Shift change

I’ve been back from the land of beaches, boats, bookshops, boutiques, and Airbnb for a week now and it has already started to fade into memory. Vacations turn faster than seafood leftovers. Sigh. I missed out on NCPR’s big anniversary bash and came back to a big new website redesign, and to a half-empty shop. Everybody’s on vacation, or on the road for North Country at Work, or taking kids to college, or at a conference, or visiting family. I’ve started making just half a pot of coffee in the morning.

Daydreaming. Photo: Jason Kuffer, Creative Commons, some rights reserved

It’s the last chance to get out of Dodge. We know what comes next. The college towns fill up with new faces and overstuffed vehicles. They celebrate with fireworks, but the townies (and the faculty, perhaps) celebrate with Advil. The summer folk pack up to return to the things they do that earned them a nice place to spend the summer. It’s the big shift change, and a few deep breathes before returning to the hullaballoo.

Short and sweet – that’s the North Country summer. Can I sigh twice in the same column? Sigh.

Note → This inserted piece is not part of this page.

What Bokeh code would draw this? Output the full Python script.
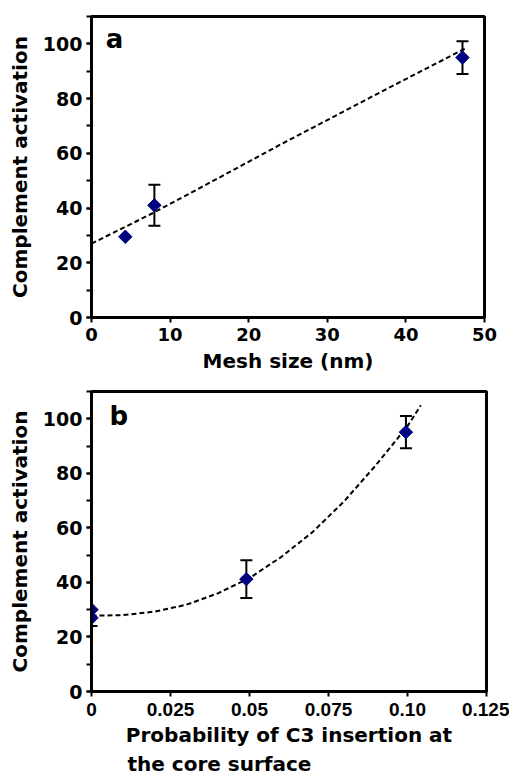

But it’s a good thing to do good work, to be useful. At least that’s what I tell myself when the alarm goes off at 6 am, or when I’m working at my desk looking at warm sunshine and puffy clouds outside my window, or when something great is happening in Ottawa on a weeknight. Still, something in the back of my mind keeps telling me that there might be other things to do that are better than good.